Tinham arrancado a pedra da bexiga do presidente no Einstein. Energia era igual à massa vezes a velocidade da luz ao quadrado. Concluí que não estava nem aí para Sua Excelência, que eu estava praticamente sem energia nenhuma naquele momento. Eu disse que sim, que ele podia rachar o coco ao meio com o facão. Gostava de comer a castanha amolecida que tinha do lado de dentro. Viver era dureza. E eu, mole por dentro, duro por fora, que nem aquele coco da Bahia, que nem da Bahia era, mas, proveniente de uma lavoura em Goiás, só que sem o sabor do mar. Não tinha nada a ver com a infecção pelo Covid-19, com a perda temporária do olfato ou do paladar. Bem antes da pandemia, bem antes da ascensão meteórica e impensável da escumalha ao governo central, eu já considerava a vida menos palatável a cada dia. Então, para não piorar as coisas, já que não ia me converter e orar, comecei a correr pelas ruas da cidade. Quem sabe, virando um atleta amador, melhorava o amor-próprio, amenizava a saudade de Haydée ou acabava derretendo, providencialmente, sobre o asfalto quente, feito um homem de cera.
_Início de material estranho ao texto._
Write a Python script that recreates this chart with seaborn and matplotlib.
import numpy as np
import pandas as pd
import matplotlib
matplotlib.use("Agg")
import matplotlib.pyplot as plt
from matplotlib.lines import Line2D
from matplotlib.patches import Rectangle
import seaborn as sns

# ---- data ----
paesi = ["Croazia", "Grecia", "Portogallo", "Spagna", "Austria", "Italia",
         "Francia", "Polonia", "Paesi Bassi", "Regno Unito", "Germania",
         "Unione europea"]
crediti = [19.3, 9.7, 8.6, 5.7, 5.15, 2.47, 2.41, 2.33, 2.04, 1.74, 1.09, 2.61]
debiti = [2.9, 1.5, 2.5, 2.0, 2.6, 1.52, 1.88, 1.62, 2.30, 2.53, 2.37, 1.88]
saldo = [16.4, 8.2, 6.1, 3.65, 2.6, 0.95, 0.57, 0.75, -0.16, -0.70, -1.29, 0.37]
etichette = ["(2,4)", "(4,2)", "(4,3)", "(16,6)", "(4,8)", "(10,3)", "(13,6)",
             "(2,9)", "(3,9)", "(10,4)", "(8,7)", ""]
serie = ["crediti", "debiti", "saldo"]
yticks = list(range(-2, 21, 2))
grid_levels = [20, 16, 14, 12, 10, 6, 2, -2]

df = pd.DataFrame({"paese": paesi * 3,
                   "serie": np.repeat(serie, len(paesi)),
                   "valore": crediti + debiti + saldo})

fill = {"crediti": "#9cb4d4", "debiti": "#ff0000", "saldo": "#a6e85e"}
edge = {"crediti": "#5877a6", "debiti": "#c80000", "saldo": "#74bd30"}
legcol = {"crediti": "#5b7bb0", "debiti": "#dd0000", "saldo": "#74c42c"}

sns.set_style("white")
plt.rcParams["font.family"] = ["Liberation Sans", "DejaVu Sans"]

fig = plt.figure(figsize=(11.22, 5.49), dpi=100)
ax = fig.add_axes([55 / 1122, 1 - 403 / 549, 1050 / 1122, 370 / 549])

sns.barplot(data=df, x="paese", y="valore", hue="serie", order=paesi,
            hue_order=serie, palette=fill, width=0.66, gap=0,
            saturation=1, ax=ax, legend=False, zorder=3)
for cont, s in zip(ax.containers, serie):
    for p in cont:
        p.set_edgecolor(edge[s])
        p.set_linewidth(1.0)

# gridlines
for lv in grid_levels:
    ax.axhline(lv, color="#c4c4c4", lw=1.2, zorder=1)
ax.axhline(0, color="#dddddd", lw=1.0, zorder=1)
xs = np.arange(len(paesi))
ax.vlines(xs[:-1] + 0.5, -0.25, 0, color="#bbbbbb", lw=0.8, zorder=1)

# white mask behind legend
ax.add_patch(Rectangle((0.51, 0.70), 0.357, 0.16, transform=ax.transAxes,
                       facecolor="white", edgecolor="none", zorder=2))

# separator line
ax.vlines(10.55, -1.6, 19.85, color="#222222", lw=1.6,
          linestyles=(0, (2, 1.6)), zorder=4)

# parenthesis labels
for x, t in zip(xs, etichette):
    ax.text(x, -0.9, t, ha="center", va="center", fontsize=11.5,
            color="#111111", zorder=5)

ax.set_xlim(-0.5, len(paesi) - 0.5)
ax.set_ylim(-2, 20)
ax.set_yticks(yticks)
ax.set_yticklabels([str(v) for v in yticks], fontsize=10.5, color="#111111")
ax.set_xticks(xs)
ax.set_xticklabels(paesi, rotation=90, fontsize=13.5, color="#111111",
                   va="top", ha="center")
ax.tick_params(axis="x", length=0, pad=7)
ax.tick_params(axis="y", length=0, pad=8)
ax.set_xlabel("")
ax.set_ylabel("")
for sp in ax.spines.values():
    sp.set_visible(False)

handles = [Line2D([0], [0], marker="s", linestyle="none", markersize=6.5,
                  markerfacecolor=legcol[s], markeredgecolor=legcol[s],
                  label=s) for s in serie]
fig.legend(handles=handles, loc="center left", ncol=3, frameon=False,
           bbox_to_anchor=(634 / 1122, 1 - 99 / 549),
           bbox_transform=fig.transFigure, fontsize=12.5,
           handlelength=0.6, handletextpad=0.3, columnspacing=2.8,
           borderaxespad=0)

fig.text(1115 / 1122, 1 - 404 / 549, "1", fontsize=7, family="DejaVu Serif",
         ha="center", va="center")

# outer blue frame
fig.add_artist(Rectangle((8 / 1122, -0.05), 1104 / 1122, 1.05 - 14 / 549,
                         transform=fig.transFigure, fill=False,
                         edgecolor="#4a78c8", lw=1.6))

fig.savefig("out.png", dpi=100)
As crianças mexem com o emocional da gente, sabem como é. Os cães, idem. Um vira-latas sorridente se achegou a mim. Agitava o rabo de forma cálida, irresponsável. Afinal, éramos completos estranhos. O dogue sentou do meu lado. Estava claramente interessado na castanha de coco verde. Dividimos a iguaria ali mesmo, na sarjeta, irmãos que éramos, cada qual com a sua fome de viver. As vísceras ainda doíam. Mas, isso já era problema delas.